Amnesty Scheme and The Constitution
The government offered a provision that the individuals availing the scheme will have complete confidentiality of their information. The constitution of Pakistan guarantees a fundamental right to information to every citizen in the Article 19A of the 1973 Constitution.
The tax amnesty scheme includes a confidentiality clause that might soon be challenged in the court, the firm says.
The scheme has following provisions:
- Foreign Assets (Declaration and Repatriation) Ordinance, 2018,
- Protection of Economic Reforms (Amendment) Ordinance, 2018,
- Voluntary Declaration of Domestic Assets Ordinance, 2018 and
- Income Tax (Amendment) Ordinance, 2018.
The conflict with the constitution lies in the Foreign Assets Ordinance. According to this clause, any individual availing the scheme will be immune from the laws for the time being and will have complete confidentiality of their information.

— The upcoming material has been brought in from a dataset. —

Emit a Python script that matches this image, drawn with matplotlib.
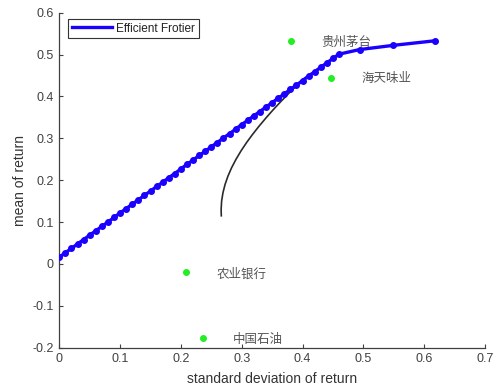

A Supreme Court lawyer, Mansoor Hassan Khan, says that the scheme doesn’t provide immunity to those availing it. He added that cases can be opened against such individuals under section 4 (b) of the Foreign Assets (Declaration and Repatriation) Ordinance, 2018. The clause says that;
All foreign assets held by the persons first mentioned in clause (a) and tax paid on the value of such assets under section 8, except where proceedings are pending in any court of law in respect of the foreign assets.
However, the firm says that Foreign Assets Ordinance and Domestic Assets Ordinance will override other laws for now and immunity will be in place. This includes immunity from Narcotic Substance Act, 1947 and Anti Terrorist Act 1997 as well which will not go down well with Financial Action Task Force which has already put Pakistan on the grey list of terror-financing watchlist.
Low Tax Rates
The firm further elaborated that the government won’t benefit much from the tax rates it has implemented in the scheme. The reason behind this is that rupee was recently devalued so those availing the scheme can adjust whatever taxes they pay on their foreign assets by devaluing them.

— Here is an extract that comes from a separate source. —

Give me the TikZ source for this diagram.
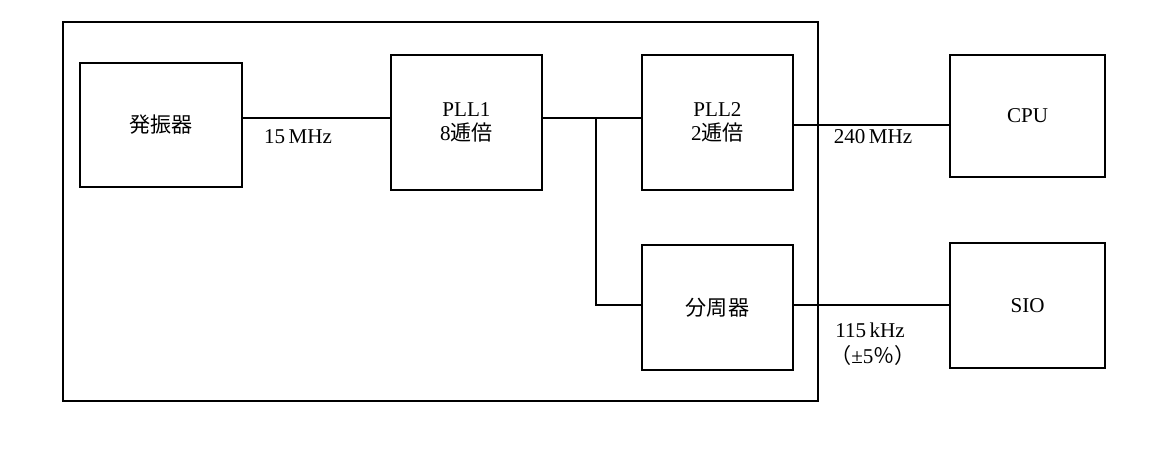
\documentclass[tikz,border=0pt]{standalone}
\usepackage{fontspec}
\setmainfont{Liberation Serif}
\newfontfamily\cjk{Noto Sans CJK JP}
\begin{document}
\begin{tikzpicture}[x=0.02cm,y=-0.02cm,
  blk/.style={draw,line width=0.7pt,inner sep=0pt,font=\fontsize{12pt}{14pt}\selectfont,align=center},
  lbl/.style={font=\fontsize{12pt}{14pt}\selectfont,inner sep=0pt},
  ln/.style={line width=0.7pt}]
\useasboundingbox (0,0) rectangle (1159,465);
\node[draw,line width=0.7pt,minimum width=755*0.02cm,minimum height=379*0.02cm,inner sep=0pt] (outer) at (440.5,211.5) {};
\node[blk,minimum width=162*0.02cm,minimum height=124*0.02cm] (osc) at (161,125) {{\cjk 発振器}};
\node[blk,minimum width=151*0.02cm,minimum height=135*0.02cm] (pll1) at (466.5,122.5) {PLL1\\8{\cjk 逓倍}};
\node[blk,minimum width=151*0.02cm,minimum height=135*0.02cm] (pll2) at (717.5,122.5) {PLL2\\2{\cjk 逓倍}};
\node[blk,minimum width=155*0.02cm,minimum height=122*0.02cm] (cpu) at (1027.5,116) {CPU};
\node[blk,minimum width=151*0.02cm,minimum height=125*0.02cm] (div) at (717.5,307.5) {{\cjk 分周器}};
\node[blk,minimum width=155*0.02cm,minimum height=125*0.02cm] (sio) at (1027.5,305.5) {SIO};
\coordinate (br) at (596,118);
\draw[ln] (osc.east|-0,118) -- (pll1.west|-0,118);
\draw[ln] (pll1.east|-0,118) -- (pll2.west|-0,118);
\draw[ln] (br) |- (div.west|-0,305);
\draw[ln] (pll2.east|-0,125) -- (cpu.west|-0,125);
\draw[ln] (div.east|-0,305) -- (sio.west|-0,305);
\node[lbl] (l1) at (298,137) {15\,MHz};
\node[lbl] (l2) at (873,137) {240\,MHz};
\node[lbl] (l3) at (870,330) {115\,kHz};
\node[lbl] (l4) at (873,355) {{\cjk （}±5{\cjk ％）}};
\end{tikzpicture}
\end{document}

The government, however, says that value of the property will be determined based on the market rates. The value of the property will not be lesser than its cost of acquisition.
The rupee was recently devalued by as much as 10% while the government is only charging 3% and 5% taxes on liquid assets that won’t be repatriated.
The firm predicts that only $2 billion out of $200 billion undeclared assets will be brought back to the country.
The Scheme Offers
Overall, the scheme offers a declaration of foreign assets and foreign currency accounts at following tax rates;
- Immovable assets outside the country can be declared at 3% tax rate.
- Liquid assets brought back to the country will be charged a 2% tax rate.
- Liquid assets declared but not brought back to Pakistan will be charged at a 5% tax.
- Foreign currency accounts will be charged a 2% tax rate upon the declaration.
Pakistan People’s Party has announced that the party will challenge the amnesty scheme in Parliament.